In 1920, there were five such referendums, three of which resulted in votes to stick with the country they had previously been ruled by. So, in February 1920, the northern part of the German province of Schleswig voted to become part of Denmark – the only successful transfer of sovereignty from a single referendum. But a month later, in March 1920, central Schleswig voted to remain in Germany, and the planned vote for southern Schleswig was cancelled. Later that year, the formerly German towns of Eupen and Malmedy voted to join Belgium in a very dodgy process where there was no secret ballot; East Prussia voted to stay in Germany rather than join Poland; the southern zone of Carinthia voted to stay with Austria rather than join the new state of Yugoslavia. In 1921, the district of Sopron voted to stay in Hungary rather than join Austria.

The biggest and messiest of these referendums was the last, held in Upper Silesia in March 1921, in a situation of violence and vote-rigging from both sides. The vote was 60% for Germany and 40% for Poland; the territory in the end was divided, with both sides getting about half of the population, Germany getting more of the land and Poland more of the heavy industry. (It should be added that intimidation and violence were standard features of these referendums.)

1935, Saarland. In a hangover from the First World War, the Saar Basin Territory (now the Saarland), which had been under international rule through the League of Nations, was given a choice between the status quo, joining Germany, or joining France. The German option won more than 90% of the vote, with the status quo a very distant second. So few voters chose France that I hesitate to include it on this list. It’s a rare case of a referendum with more than two options, not that it made much difference in the end.

1947, India/Pakistan. I find only five more internationally recognised referendums in the last hundred years where voters chose between different countries, without independence being on the table. Two of them were parts of the Indian independence process in 1947, with both the North West Frontier Province and the District of Sylhet voting to join Pakistan rather than India. Sylhet was divided, with a small part of it staying in India and the rest now in Bangladesh.

1961, British Cameroons. There have been a number of referenda and plebiscites in Africa, but in almost every case independence has been one of the options on the ballot (including, as mentioned, Southern Sudan, now South Sudan, in 2011). The only exception that I have found was the former territory of the British Cameroons in 1961, in which the population were given the choice between joining the former French colony of Cameroon to the east, or Nigeria to the west. In 1959 they had already voted on whether or not to join Nigeria, and chose not, or at least not yet. In 1961, the Muslim north voted to join Nigeria, and the Christian south to join Cameroon, and that was what in the end happened.

1967 (and 2002), Gibraltar. The 1967 referendum on Gibraltar’s sovereignty clearly satisfies my criteria for inclusion on this list. It was the result of a talks process between Spain and the United Kingdom, and voters were given a choice between integration with Spain or continued British rule. They chose British rule by an overwhelming majority. In 2002 the government of Gibraltar held another referendum, but I don’t think this counts for my purposes: it was a declarative (and again overwhelming) rejection of unpublished proposals for shared sovereignty between the UK and Spain, without any positive option being on the ballot.

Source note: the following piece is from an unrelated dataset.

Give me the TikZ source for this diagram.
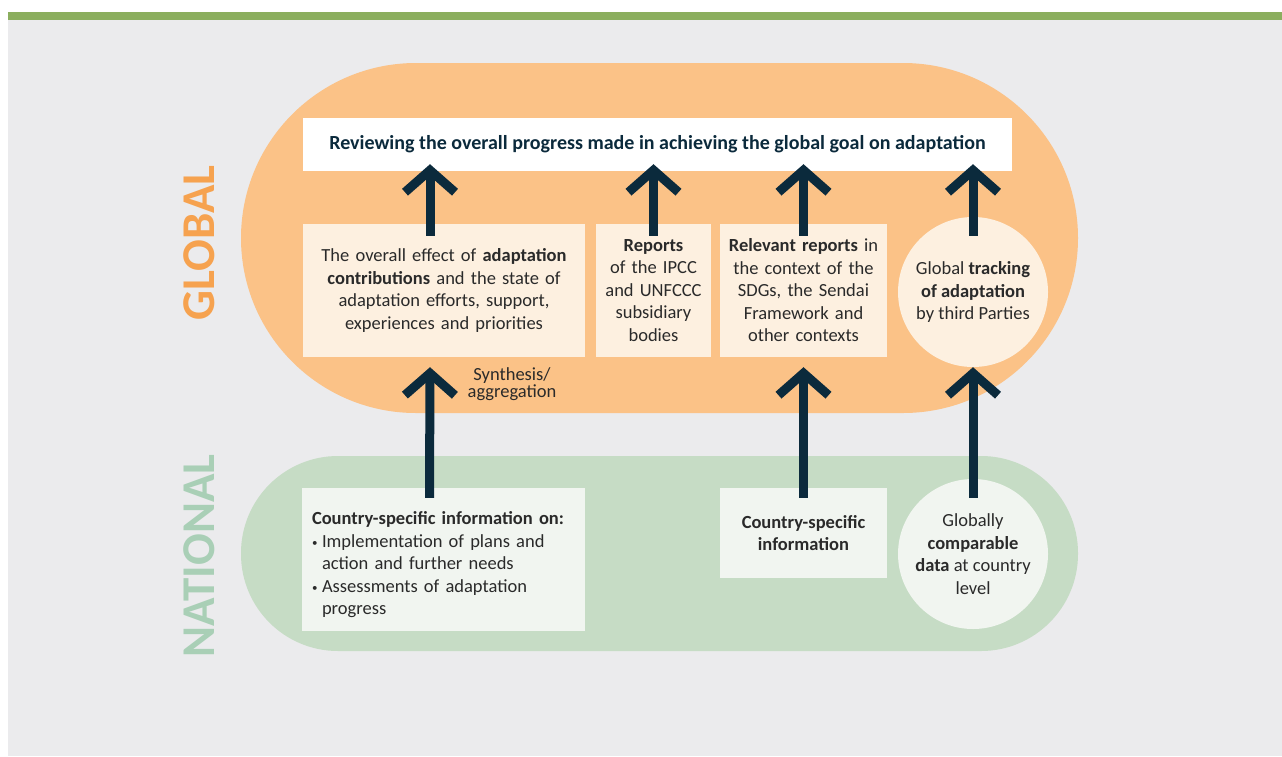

1973, Northern Ireland. It is almost fifty years since voters anywhere in the world were given the choice of which country to be part of, without independence being one of the options, and the last such vote was the March 1973 Border Poll in Northern Ireland. On a 59% turnout, 99% of voters supported Northern Ireland remaining part of the United Kingdom, and only 1% voted for Irish unification. I find it interesting that 50-60,000 votes for the Union were cast by people who did not then vote for pro-Union parties in the local council and Assembly elections a few months later.